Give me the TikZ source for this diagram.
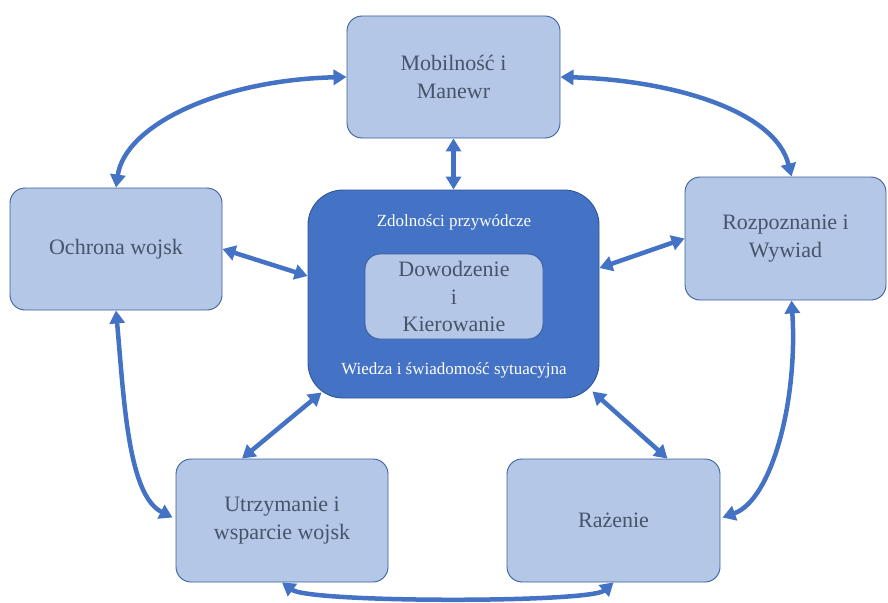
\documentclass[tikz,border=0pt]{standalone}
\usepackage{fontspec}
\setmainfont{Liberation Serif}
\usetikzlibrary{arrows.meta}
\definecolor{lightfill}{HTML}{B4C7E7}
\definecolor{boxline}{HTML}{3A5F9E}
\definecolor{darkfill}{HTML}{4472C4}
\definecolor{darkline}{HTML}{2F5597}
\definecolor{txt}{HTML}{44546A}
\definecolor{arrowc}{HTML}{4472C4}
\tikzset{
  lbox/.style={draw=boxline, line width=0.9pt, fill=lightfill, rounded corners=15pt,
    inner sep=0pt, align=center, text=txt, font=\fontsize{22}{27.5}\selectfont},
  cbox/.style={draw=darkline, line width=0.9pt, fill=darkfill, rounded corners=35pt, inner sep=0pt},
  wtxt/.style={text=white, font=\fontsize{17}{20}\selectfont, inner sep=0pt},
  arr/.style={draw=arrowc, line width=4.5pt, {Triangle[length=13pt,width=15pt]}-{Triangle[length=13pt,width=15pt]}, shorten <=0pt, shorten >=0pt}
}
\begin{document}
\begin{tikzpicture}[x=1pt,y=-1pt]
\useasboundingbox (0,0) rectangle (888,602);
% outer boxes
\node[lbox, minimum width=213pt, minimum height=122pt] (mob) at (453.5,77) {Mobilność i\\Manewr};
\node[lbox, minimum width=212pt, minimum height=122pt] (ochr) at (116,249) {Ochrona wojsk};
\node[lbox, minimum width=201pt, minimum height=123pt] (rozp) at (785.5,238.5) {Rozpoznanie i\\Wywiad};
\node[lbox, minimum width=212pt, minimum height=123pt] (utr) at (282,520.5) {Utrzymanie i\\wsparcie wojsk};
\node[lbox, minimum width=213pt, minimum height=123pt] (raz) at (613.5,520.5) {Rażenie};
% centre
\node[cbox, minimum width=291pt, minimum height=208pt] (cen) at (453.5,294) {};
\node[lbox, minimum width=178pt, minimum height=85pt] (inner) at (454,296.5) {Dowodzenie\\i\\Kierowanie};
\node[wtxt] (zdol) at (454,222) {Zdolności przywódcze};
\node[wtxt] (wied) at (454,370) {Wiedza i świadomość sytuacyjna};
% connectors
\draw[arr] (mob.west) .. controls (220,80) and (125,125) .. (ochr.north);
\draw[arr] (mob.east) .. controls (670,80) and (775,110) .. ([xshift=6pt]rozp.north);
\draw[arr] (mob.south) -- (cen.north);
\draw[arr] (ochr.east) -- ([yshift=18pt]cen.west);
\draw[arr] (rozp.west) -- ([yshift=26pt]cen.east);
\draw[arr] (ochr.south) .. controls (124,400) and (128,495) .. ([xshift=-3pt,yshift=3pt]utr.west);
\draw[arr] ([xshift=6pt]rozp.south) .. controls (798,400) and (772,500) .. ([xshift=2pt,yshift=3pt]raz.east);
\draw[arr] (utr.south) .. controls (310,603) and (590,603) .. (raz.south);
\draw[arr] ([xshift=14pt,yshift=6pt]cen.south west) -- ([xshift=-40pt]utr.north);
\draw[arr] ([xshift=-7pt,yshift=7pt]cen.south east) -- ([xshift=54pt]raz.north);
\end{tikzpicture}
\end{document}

☆ ☆ ☆ ☆ ☆

Omit the pictures and reproduce the listing exactly.

Give me the TikZ source for this diagram.
\documentclass[tikz,border=0pt]{standalone}
\usepackage{fontspec}
\setmainfont{Liberation Serif}
\usetikzlibrary{arrows.meta}
\definecolor{lightfill}{HTML}{B4C7E7}
\definecolor{boxline}{HTML}{3A5F9E}
\definecolor{darkfill}{HTML}{4472C4}
\definecolor{darkline}{HTML}{2F5597}
\definecolor{txt}{HTML}{44546A}
\definecolor{arrowc}{HTML}{4472C4}
\tikzset{
  lbox/.style={draw=boxline, line width=0.9pt, fill=lightfill, rounded corners=15pt,
    inner sep=0pt, align=center, text=txt, font=\fontsize{22}{27.5}\selectfont},
  cbox/.style={draw=darkline, line width=0.9pt, fill=darkfill, rounded corners=35pt, inner sep=0pt},
  wtxt/.style={text=white, font=\fontsize{17}{20}\selectfont, inner sep=0pt},
  arr/.style={draw=arrowc, line width=4.5pt, {Triangle[length=13pt,width=15pt]}-{Triangle[length=13pt,width=15pt]}, shorten <=0pt, shorten >=0pt}
}
\begin{document}
\begin{tikzpicture}[x=1pt,y=-1pt]
\useasboundingbox (0,0) rectangle (888,602);
% outer boxes
\node[lbox, minimum width=213pt, minimum height=122pt] (mob) at (453.5,77) {Mobilność i\\Manewr};
\node[lbox, minimum width=212pt, minimum height=122pt] (ochr) at (116,249) {Ochrona wojsk};
\node[lbox, minimum width=201pt, minimum height=123pt] (rozp) at (785.5,238.5) {Rozpoznanie i\\Wywiad};
\node[lbox, minimum width=212pt, minimum height=123pt] (utr) at (282,520.5) {Utrzymanie i\\wsparcie wojsk};
\node[lbox, minimum width=213pt, minimum height=123pt] (raz) at (613.5,520.5) {Rażenie};
% centre
\node[cbox, minimum width=291pt, minimum height=208pt] (cen) at (453.5,294) {};
\node[lbox, minimum width=178pt, minimum height=85pt] (inner) at (454,296.5) {Dowodzenie\\i\\Kierowanie};
\node[wtxt] (zdol) at (454,222) {Zdolności przywódcze};
\node[wtxt] (wied) at (454,370) {Wiedza i świadomość sytuacyjna};
% connectors
\draw[arr] (mob.west) .. controls (220,80) and (125,125) .. (ochr.north);
\draw[arr] (mob.east) .. controls (670,80) and (775,110) .. ([xshift=6pt]rozp.north);
\draw[arr] (mob.south) -- (cen.north);
\draw[arr] (ochr.east) -- ([yshift=18pt]cen.west);
\draw[arr] (rozp.west) -- ([yshift=26pt]cen.east);
\draw[arr] (ochr.south) .. controls (124,400) and (128,495) .. ([xshift=-3pt,yshift=3pt]utr.west);
\draw[arr] ([xshift=6pt]rozp.south) .. controls (798,400) and (772,500) .. ([xshift=2pt,yshift=3pt]raz.east);
\draw[arr] (utr.south) .. controls (310,603) and (590,603) .. (raz.south);
\draw[arr] ([xshift=14pt,yshift=6pt]cen.south west) -- ([xshift=-40pt]utr.north);
\draw[arr] ([xshift=-7pt,yshift=7pt]cen.south east) -- ([xshift=54pt]raz.north);
\end{tikzpicture}
\end{document}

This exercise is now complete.